● **PROBLEM DETAILS**
Write the data out again exactly, dropping any images it holds.
------------------------------
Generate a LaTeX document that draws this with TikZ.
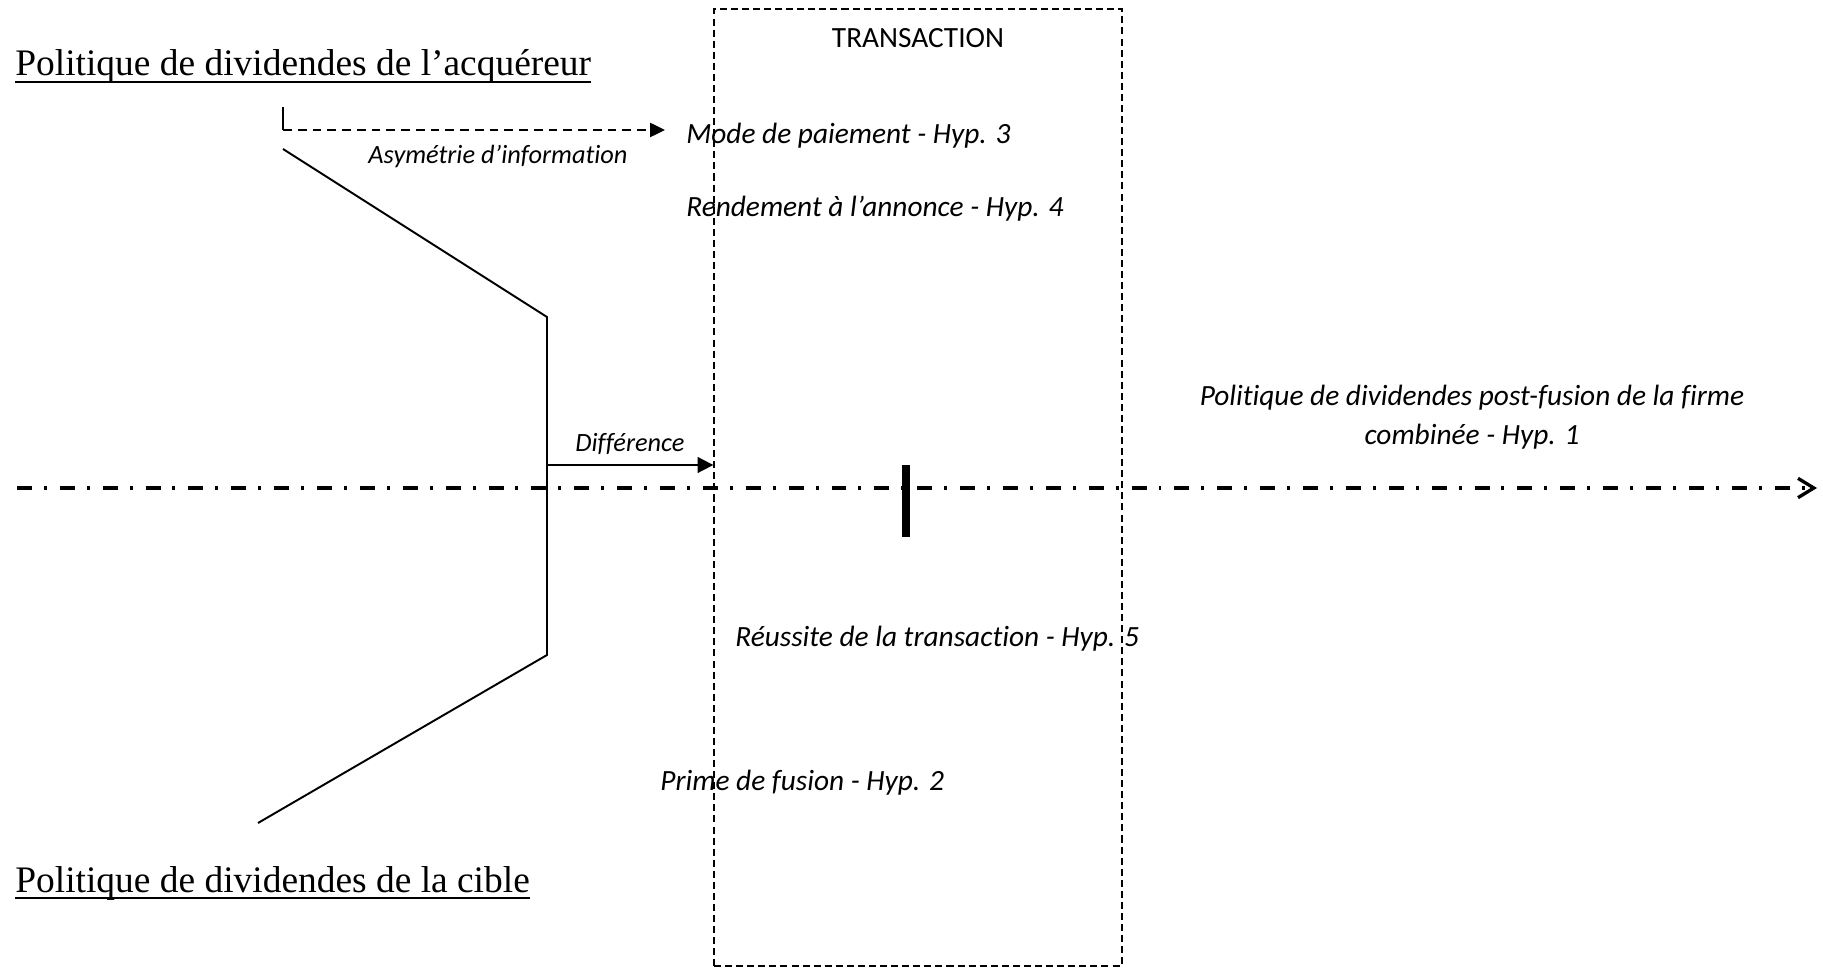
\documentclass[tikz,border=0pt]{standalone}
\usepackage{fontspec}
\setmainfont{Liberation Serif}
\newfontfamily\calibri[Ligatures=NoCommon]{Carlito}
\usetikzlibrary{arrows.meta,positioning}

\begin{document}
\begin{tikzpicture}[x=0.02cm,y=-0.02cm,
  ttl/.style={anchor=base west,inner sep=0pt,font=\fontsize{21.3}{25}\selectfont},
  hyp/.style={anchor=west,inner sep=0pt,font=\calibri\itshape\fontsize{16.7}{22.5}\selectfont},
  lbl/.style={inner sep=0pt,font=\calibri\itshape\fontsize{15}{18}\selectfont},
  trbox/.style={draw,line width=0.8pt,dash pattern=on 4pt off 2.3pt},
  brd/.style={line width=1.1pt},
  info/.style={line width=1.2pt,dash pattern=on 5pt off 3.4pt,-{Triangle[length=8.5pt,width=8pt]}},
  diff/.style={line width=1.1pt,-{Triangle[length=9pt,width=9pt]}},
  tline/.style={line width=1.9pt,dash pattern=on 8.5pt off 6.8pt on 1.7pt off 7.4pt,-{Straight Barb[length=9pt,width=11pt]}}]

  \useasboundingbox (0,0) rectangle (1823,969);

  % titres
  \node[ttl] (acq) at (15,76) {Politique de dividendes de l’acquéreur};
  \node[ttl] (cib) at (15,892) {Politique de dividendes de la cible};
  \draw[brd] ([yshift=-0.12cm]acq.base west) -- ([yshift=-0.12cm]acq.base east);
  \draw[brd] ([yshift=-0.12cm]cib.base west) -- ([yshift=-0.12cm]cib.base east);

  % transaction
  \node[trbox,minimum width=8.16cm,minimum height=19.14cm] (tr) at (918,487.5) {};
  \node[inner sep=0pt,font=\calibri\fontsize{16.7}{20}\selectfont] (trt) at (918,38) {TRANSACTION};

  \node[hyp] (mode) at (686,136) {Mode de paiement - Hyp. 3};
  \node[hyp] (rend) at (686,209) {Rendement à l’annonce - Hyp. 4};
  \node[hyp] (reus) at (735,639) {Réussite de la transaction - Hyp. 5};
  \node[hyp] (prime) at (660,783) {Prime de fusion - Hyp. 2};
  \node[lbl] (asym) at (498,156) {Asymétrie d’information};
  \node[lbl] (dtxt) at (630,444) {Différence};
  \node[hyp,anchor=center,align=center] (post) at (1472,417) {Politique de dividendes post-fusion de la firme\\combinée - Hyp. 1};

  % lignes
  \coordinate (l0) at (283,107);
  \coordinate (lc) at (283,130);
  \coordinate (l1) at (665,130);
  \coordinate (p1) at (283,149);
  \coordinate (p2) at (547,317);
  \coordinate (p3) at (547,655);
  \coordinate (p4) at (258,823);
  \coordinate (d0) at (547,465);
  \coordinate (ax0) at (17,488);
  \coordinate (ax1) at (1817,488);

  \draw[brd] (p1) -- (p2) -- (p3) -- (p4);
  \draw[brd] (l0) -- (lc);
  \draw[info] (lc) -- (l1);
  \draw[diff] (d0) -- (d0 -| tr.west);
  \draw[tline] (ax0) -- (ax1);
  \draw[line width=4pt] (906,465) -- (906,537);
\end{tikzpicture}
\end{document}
------------------------------
● **TASK SOLUTION**
Generate a LaTeX document that draws this with TikZ.
\documentclass[tikz,border=0pt]{standalone}
\usepackage{fontspec}
\setmainfont{Liberation Serif}
\newfontfamily\calibri[Ligatures=NoCommon]{Carlito}
\usetikzlibrary{arrows.meta,positioning}

\begin{document}
\begin{tikzpicture}[x=0.02cm,y=-0.02cm,
  ttl/.style={anchor=base west,inner sep=0pt,font=\fontsize{21.3}{25}\selectfont},
  hyp/.style={anchor=west,inner sep=0pt,font=\calibri\itshape\fontsize{16.7}{22.5}\selectfont},
  lbl/.style={inner sep=0pt,font=\calibri\itshape\fontsize{15}{18}\selectfont},
  trbox/.style={draw,line width=0.8pt,dash pattern=on 4pt off 2.3pt},
  brd/.style={line width=1.1pt},
  info/.style={line width=1.2pt,dash pattern=on 5pt off 3.4pt,-{Triangle[length=8.5pt,width=8pt]}},
  diff/.style={line width=1.1pt,-{Triangle[length=9pt,width=9pt]}},
  tline/.style={line width=1.9pt,dash pattern=on 8.5pt off 6.8pt on 1.7pt off 7.4pt,-{Straight Barb[length=9pt,width=11pt]}}]

  \useasboundingbox (0,0) rectangle (1823,969);

  % titres
  \node[ttl] (acq) at (15,76) {Politique de dividendes de l’acquéreur};
  \node[ttl] (cib) at (15,892) {Politique de dividendes de la cible};
  \draw[brd] ([yshift=-0.12cm]acq.base west) -- ([yshift=-0.12cm]acq.base east);
  \draw[brd] ([yshift=-0.12cm]cib.base west) -- ([yshift=-0.12cm]cib.base east);

  % transaction
  \node[trbox,minimum width=8.16cm,minimum height=19.14cm] (tr) at (918,487.5) {};
  \node[inner sep=0pt,font=\calibri\fontsize{16.7}{20}\selectfont] (trt) at (918,38) {TRANSACTION};

  \node[hyp] (mode) at (686,136) {Mode de paiement - Hyp. 3};
  \node[hyp] (rend) at (686,209) {Rendement à l’annonce - Hyp. 4};
  \node[hyp] (reus) at (735,639) {Réussite de la transaction - Hyp. 5};
  \node[hyp] (prime) at (660,783) {Prime de fusion - Hyp. 2};
  \node[lbl] (asym) at (498,156) {Asymétrie d’information};
  \node[lbl] (dtxt) at (630,444) {Différence};
  \node[hyp,anchor=center,align=center] (post) at (1472,417) {Politique de dividendes post-fusion de la firme\\combinée - Hyp. 1};

  % lignes
  \coordinate (l0) at (283,107);
  \coordinate (lc) at (283,130);
  \coordinate (l1) at (665,130);
  \coordinate (p1) at (283,149);
  \coordinate (p2) at (547,317);
  \coordinate (p3) at (547,655);
  \coordinate (p4) at (258,823);
  \coordinate (d0) at (547,465);
  \coordinate (ax0) at (17,488);
  \coordinate (ax1) at (1817,488);

  \draw[brd] (p1) -- (p2) -- (p3) -- (p4);
  \draw[brd] (l0) -- (lc);
  \draw[info] (lc) -- (l1);
  \draw[diff] (d0) -- (d0 -| tr.west);
  \draw[tline] (ax0) -- (ax1);
  \draw[line width=4pt] (906,465) -- (906,537);
\end{tikzpicture}
\end{document}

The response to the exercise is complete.